Im Forum kommentieren

fakeboy

2024-09-01 14:29:53

Gestern endlich live erlebt. Das Konzert wurde von der sehr kleinen Hafenkneipe in das nicht viel grössere Werk 21 im Dynamo verlegt - da habe ich vor ca. 30 Jahre mein erstes Konzert ausserhalb meiner Heimatstadt gespielt und ich mag den Ort deshalb sehr - er sieht heute noch praktisch gleich aus... Anyway, das Konzert war wie erwartet: grandios. Das Album "Games of Power" hat sich mittlerweile zu einer absoluten Lieblingsplatte entwickelt. Aus synthielastigem New Wave und hymnenhaftem (Oi-)Punk machen Home Front Songs, die mitreissen und hängen bleiben. Live kommt das noch punkiger rüber, der Sänger ist ein Energiebündel sondergleichen, springt rum, animiert und strahlt eine ansteckende Freude aus an dem was er macht. Die vielleicht knapp 200 Personen im Saal nahmen die Energie dankbar auf, es herrschte ausgelassene Stimmung, dabei blieb es angenehm friedlich. Kein Macho-Bullshit im Moshpit sondern einfach tanzende und pogende Leiber und viele Fäuste in der Luft. Besonders gut kamen "New Faces Of Death" und das emotionale "Overtime" an und beim Hit "Nation" lagen sich alle in den Armen. Dass das Set mit Blitz' "New Age" abgeschlossen wurde, macht absolut Sinn.

Support waren Grüze Pack aus Winterthur. Aggressiver, kantiger Oi/HC mit klaren (linken) Ansagen in den Texten.
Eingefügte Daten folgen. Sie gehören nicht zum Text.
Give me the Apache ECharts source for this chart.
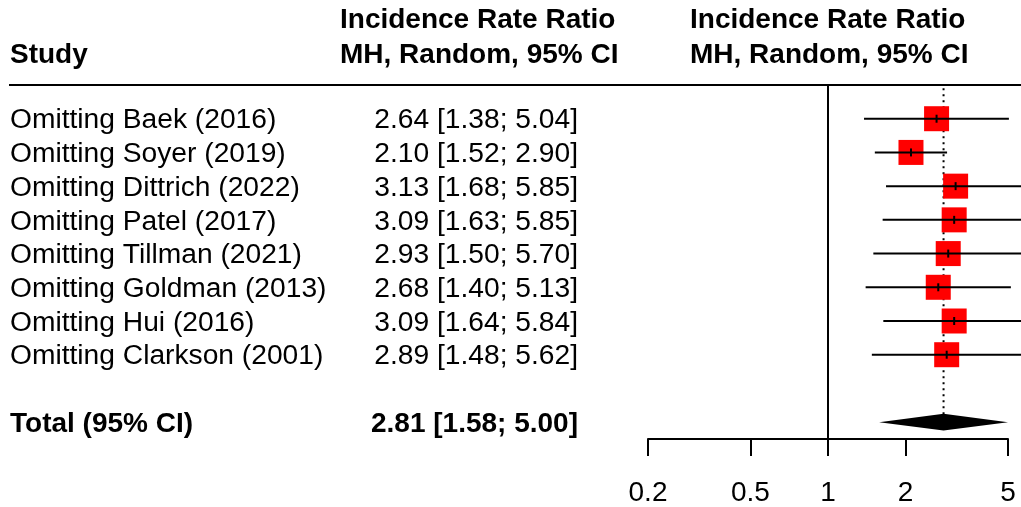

Kam sehr mitreissend und authentisch rüber, sehr geiles kurzes Set, das nach rund 20 Minuten ebenfalls mit einem Blitz-Cover abgeschlossen wurde ("Someone's gonna die tonight").

fakeboy

2024-08-29 14:22:01

Die Band hat einen irren Tourplan hinter sich. London, Spanien (3 Shows), Athen, Kopenhagen, Benelux (3 Shows) und zum Abschluss Schweiz (2 Shows) - und all das innert 11 Tagen...

fakeboy

2024-08-29 14:19:09

Am Samstag endlich live! Wurde von der Hafenkneipe (wo eher 100 als 200 Leute Platz haben) ins grössere Werk 21 (Dynamo) verlegt. Freu mich sehr.

fakeboy

2024-06-13 11:30:35

In Zürich übrigens in der Hafenkneipe. Extrem kleiner Schuppen, da passen vielleicht 200 Leute rein, eher weniger. Könnte ein ziemlicher Abriss werden.

fakeboy

2024-06-12 23:22:59

@boneless: hatte deinen Hinweis auf Lathe Of Heaven im Dezember völlig übersehen. Guter Tipp, danke!